>>>>>
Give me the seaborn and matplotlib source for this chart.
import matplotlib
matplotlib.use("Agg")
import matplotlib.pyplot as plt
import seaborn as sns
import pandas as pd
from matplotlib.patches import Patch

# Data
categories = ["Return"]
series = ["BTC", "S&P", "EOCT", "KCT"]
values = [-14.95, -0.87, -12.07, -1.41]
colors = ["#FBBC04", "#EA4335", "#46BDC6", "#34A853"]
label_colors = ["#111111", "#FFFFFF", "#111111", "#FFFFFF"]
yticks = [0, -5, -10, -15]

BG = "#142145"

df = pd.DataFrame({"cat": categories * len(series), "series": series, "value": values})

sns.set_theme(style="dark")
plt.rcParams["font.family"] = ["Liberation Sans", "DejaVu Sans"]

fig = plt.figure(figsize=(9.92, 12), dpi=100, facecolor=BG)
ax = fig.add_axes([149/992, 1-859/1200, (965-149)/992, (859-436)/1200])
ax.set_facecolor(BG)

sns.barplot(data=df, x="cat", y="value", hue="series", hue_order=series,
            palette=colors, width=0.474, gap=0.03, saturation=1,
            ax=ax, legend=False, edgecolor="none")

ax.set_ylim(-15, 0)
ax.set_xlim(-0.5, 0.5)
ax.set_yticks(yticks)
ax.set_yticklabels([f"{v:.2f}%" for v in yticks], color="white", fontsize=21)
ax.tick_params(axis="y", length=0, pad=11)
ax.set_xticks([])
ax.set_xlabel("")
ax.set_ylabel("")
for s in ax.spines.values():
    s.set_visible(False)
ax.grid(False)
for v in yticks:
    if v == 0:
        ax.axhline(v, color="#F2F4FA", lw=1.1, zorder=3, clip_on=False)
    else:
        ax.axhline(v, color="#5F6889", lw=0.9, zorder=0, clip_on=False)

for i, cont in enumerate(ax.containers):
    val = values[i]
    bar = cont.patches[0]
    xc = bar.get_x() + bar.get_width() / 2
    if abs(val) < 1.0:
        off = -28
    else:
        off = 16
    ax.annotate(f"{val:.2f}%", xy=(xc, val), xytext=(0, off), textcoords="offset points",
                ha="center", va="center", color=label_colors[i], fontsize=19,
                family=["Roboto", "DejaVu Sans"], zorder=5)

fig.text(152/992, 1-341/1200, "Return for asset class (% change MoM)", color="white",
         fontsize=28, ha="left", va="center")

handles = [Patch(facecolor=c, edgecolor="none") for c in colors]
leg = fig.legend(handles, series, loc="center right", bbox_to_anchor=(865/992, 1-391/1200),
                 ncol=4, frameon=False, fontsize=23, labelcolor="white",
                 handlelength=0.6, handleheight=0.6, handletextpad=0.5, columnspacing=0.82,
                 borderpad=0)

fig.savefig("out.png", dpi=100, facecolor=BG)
<<<<<
- Task goal -
Reproduce all data above, unchanged.

- Written response -
Give me the seaborn and matplotlib source for this chart.
import matplotlib
matplotlib.use("Agg")
import matplotlib.pyplot as plt
import seaborn as sns
import pandas as pd
from matplotlib.patches import Patch

# Data
categories = ["Return"]
series = ["BTC", "S&P", "EOCT", "KCT"]
values = [-14.95, -0.87, -12.07, -1.41]
colors = ["#FBBC04", "#EA4335", "#46BDC6", "#34A853"]
label_colors = ["#111111", "#FFFFFF", "#111111", "#FFFFFF"]
yticks = [0, -5, -10, -15]

BG = "#142145"

df = pd.DataFrame({"cat": categories * len(series), "series": series, "value": values})

sns.set_theme(style="dark")
plt.rcParams["font.family"] = ["Liberation Sans", "DejaVu Sans"]

fig = plt.figure(figsize=(9.92, 12), dpi=100, facecolor=BG)
ax = fig.add_axes([149/992, 1-859/1200, (965-149)/992, (859-436)/1200])
ax.set_facecolor(BG)

sns.barplot(data=df, x="cat", y="value", hue="series", hue_order=series,
            palette=colors, width=0.474, gap=0.03, saturation=1,
            ax=ax, legend=False, edgecolor="none")

ax.set_ylim(-15, 0)
ax.set_xlim(-0.5, 0.5)
ax.set_yticks(yticks)
ax.set_yticklabels([f"{v:.2f}%" for v in yticks], color="white", fontsize=21)
ax.tick_params(axis="y", length=0, pad=11)
ax.set_xticks([])
ax.set_xlabel("")
ax.set_ylabel("")
for s in ax.spines.values():
    s.set_visible(False)
ax.grid(False)
for v in yticks:
    if v == 0:
        ax.axhline(v, color="#F2F4FA", lw=1.1, zorder=3, clip_on=False)
    else:
        ax.axhline(v, color="#5F6889", lw=0.9, zorder=0, clip_on=False)

for i, cont in enumerate(ax.containers):
    val = values[i]
    bar = cont.patches[0]
    xc = bar.get_x() + bar.get_width() / 2
    if abs(val) < 1.0:
        off = -28
    else:
        off = 16
    ax.annotate(f"{val:.2f}%", xy=(xc, val), xytext=(0, off), textcoords="offset points",
                ha="center", va="center", color=label_colors[i], fontsize=19,
                family=["Roboto", "DejaVu Sans"], zorder=5)

fig.text(152/992, 1-341/1200, "Return for asset class (% change MoM)", color="white",
         fontsize=28, ha="left", va="center")

handles = [Patch(facecolor=c, edgecolor="none") for c in colors]
leg = fig.legend(handles, series, loc="center right", bbox_to_anchor=(865/992, 1-391/1200),
                 ncol=4, frameon=False, fontsize=23, labelcolor="white",
                 handlelength=0.6, handleheight=0.6, handletextpad=0.5, columnspacing=0.82,
                 borderpad=0)

fig.savefig("out.png", dpi=100, facecolor=BG)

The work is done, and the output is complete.